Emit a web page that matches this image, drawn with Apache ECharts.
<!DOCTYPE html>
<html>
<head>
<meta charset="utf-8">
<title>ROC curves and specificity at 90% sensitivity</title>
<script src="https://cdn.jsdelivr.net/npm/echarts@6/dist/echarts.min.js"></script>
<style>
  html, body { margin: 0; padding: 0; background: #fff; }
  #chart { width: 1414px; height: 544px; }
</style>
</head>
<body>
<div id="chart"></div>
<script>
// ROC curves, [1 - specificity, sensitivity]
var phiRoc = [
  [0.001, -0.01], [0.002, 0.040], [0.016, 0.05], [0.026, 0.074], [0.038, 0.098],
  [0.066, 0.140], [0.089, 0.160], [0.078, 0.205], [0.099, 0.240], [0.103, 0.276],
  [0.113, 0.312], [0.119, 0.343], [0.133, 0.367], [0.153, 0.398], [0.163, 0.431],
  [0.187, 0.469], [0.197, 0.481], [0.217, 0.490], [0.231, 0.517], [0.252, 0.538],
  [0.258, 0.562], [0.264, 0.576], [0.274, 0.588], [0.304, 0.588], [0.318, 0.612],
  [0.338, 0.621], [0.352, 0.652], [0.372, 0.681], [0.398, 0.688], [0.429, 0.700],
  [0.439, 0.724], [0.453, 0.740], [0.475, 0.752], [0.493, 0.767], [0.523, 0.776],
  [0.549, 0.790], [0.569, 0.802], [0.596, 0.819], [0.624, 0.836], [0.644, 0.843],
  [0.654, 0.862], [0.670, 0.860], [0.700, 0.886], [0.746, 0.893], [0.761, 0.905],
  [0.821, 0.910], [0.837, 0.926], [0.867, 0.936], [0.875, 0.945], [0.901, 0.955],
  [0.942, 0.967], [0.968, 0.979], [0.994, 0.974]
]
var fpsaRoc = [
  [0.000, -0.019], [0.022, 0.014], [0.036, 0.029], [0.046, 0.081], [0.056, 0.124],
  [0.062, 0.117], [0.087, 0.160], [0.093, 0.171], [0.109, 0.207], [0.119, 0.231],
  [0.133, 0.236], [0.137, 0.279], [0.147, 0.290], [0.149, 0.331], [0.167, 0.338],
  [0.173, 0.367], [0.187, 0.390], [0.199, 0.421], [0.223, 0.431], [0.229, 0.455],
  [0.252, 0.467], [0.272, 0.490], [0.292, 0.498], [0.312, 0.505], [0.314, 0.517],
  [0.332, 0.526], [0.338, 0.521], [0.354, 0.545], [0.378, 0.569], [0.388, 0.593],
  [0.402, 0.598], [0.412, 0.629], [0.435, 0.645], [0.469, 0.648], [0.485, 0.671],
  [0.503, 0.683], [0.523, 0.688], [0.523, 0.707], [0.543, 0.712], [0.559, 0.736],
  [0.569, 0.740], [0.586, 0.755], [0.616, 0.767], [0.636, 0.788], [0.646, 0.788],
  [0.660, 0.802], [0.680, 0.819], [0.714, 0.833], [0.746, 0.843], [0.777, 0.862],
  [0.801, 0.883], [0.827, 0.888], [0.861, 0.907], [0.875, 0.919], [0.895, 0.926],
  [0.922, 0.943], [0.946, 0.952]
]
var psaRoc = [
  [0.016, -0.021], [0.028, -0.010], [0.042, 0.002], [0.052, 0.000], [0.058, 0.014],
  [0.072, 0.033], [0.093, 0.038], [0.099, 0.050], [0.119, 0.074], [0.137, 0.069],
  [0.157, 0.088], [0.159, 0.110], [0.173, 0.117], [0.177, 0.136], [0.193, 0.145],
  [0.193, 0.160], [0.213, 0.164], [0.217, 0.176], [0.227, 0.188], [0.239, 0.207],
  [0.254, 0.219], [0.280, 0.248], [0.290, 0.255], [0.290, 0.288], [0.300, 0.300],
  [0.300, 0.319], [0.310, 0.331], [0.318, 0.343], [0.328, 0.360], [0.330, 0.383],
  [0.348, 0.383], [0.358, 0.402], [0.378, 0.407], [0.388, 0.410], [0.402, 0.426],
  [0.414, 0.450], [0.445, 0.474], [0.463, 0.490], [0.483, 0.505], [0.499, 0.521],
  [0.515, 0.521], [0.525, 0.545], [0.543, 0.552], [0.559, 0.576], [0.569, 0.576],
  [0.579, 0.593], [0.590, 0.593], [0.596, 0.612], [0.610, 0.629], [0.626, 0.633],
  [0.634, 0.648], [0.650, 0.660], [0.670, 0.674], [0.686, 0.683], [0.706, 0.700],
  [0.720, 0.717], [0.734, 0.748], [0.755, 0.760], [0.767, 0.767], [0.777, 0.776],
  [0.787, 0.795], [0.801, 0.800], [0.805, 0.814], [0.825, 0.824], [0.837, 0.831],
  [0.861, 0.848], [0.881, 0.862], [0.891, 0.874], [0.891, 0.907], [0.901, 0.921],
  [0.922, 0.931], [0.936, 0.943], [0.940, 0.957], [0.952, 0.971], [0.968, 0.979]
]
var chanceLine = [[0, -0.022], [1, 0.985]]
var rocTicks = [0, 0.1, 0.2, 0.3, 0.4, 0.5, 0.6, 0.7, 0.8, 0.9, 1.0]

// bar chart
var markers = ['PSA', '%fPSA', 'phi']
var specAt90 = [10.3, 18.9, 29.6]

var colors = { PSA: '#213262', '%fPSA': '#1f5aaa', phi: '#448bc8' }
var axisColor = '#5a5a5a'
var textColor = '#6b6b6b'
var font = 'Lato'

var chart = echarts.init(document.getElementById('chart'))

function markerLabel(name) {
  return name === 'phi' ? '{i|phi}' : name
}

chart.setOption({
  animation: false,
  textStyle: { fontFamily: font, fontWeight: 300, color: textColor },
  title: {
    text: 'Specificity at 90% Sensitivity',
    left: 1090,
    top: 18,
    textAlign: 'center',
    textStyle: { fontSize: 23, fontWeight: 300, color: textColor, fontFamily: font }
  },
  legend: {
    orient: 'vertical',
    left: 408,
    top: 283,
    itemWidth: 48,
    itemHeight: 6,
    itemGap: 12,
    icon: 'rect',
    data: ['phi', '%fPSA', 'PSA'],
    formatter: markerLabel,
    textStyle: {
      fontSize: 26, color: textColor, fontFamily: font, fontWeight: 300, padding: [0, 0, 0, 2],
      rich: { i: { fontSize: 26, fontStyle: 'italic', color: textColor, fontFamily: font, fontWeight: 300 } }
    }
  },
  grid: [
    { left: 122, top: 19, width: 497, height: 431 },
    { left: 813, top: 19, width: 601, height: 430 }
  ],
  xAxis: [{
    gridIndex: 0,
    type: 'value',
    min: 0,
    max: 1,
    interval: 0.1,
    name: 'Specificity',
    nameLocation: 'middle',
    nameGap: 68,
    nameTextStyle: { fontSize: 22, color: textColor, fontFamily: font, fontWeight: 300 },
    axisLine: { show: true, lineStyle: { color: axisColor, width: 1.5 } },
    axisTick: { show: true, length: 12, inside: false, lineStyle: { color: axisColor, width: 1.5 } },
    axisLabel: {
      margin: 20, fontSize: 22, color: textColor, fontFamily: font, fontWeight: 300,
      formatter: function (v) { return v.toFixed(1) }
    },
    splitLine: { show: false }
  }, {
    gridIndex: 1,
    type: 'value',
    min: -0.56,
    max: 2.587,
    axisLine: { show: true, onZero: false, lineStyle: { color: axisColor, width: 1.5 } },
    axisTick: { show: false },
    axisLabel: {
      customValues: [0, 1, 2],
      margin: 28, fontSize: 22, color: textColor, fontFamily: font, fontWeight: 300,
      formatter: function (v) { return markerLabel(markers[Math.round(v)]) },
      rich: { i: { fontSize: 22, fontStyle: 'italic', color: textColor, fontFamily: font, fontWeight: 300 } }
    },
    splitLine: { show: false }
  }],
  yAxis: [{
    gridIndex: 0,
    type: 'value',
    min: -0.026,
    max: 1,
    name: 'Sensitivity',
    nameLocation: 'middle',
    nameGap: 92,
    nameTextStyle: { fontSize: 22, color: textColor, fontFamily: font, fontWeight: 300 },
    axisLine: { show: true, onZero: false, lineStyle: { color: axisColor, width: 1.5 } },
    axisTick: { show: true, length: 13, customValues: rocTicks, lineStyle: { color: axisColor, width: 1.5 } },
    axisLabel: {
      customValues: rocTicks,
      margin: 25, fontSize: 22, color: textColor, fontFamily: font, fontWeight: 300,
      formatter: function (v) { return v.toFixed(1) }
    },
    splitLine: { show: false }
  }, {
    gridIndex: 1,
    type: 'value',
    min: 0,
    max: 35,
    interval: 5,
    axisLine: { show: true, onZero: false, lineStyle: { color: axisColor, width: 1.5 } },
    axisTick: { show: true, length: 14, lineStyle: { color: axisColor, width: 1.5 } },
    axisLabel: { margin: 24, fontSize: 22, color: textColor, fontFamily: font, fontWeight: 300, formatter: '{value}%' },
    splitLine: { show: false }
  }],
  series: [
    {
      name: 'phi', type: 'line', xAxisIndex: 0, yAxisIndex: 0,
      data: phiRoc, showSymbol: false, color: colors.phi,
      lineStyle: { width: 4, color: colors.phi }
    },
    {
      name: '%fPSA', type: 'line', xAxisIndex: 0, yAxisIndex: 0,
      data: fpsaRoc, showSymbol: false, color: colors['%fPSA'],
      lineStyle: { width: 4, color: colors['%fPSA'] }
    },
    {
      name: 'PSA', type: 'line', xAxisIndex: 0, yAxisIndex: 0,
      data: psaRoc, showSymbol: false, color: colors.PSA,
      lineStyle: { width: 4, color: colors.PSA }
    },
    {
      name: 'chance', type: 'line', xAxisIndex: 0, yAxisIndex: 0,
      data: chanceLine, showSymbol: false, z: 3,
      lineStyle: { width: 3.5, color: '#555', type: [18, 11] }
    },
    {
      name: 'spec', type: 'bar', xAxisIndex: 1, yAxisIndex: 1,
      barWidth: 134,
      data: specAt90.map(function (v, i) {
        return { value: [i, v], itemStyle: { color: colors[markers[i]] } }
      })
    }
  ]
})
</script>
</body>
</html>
####
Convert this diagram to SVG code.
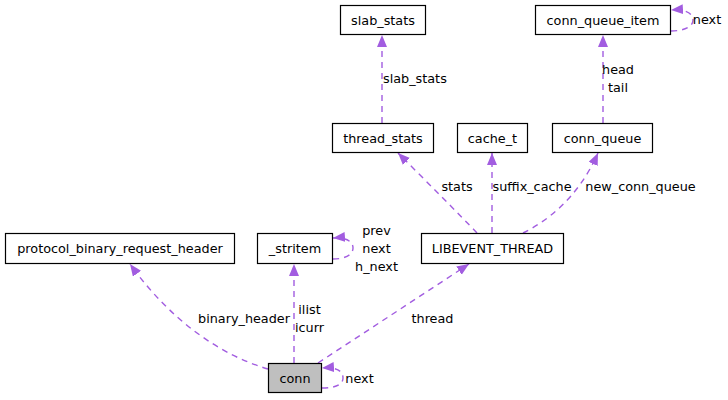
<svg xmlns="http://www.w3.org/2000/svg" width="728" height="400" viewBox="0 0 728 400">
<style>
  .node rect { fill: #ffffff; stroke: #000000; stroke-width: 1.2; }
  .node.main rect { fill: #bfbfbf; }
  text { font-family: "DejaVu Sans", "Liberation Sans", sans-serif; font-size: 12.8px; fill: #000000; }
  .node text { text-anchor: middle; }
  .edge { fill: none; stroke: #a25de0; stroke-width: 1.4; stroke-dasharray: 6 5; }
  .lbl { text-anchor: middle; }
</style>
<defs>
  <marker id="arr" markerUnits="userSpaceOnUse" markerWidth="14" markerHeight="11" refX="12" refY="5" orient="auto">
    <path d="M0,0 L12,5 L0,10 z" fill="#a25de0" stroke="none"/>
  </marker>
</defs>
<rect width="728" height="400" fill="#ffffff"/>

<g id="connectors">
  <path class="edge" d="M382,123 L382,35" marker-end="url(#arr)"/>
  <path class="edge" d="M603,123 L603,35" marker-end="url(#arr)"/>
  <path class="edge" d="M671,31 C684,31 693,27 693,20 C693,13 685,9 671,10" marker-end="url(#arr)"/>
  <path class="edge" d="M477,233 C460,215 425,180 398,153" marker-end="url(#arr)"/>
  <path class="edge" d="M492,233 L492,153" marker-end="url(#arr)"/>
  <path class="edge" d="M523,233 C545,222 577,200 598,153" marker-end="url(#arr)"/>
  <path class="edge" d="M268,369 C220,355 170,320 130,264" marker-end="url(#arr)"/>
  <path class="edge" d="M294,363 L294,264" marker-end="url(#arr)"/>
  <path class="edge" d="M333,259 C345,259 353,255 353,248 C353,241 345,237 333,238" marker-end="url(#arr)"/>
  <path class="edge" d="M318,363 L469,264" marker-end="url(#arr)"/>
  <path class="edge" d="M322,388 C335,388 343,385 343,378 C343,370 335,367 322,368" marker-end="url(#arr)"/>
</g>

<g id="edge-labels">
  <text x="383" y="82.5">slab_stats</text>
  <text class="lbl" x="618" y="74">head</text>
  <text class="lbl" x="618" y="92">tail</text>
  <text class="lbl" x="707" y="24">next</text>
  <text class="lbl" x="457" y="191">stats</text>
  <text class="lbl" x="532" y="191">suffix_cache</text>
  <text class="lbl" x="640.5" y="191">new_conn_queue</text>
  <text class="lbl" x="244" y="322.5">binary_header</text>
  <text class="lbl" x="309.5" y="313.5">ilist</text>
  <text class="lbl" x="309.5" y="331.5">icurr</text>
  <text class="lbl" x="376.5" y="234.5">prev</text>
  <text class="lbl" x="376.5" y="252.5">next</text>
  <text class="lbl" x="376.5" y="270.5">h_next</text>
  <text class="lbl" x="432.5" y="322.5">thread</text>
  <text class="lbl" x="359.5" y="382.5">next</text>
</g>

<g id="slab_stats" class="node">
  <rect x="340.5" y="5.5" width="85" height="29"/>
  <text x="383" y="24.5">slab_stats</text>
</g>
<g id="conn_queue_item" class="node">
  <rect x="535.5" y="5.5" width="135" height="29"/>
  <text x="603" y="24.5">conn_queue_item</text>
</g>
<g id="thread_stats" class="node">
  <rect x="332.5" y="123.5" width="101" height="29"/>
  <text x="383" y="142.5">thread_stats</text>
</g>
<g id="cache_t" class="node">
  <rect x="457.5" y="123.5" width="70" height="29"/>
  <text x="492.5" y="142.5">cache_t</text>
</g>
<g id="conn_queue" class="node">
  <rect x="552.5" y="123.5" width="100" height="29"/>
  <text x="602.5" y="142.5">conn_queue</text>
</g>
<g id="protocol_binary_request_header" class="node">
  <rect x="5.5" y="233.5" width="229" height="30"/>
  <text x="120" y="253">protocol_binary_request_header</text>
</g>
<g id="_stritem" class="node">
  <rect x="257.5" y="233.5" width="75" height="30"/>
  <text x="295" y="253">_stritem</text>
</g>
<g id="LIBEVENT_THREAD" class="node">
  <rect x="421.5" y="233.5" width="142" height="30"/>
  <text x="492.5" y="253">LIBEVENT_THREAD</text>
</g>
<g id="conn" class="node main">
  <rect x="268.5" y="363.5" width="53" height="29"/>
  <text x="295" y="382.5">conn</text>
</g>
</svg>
####
Problem description — Identify each line in the records above containing the word "this"; copy those lines.

Written solution —
Emit a web page that matches this image, drawn with Apache ECharts.
Convert this diagram to SVG code.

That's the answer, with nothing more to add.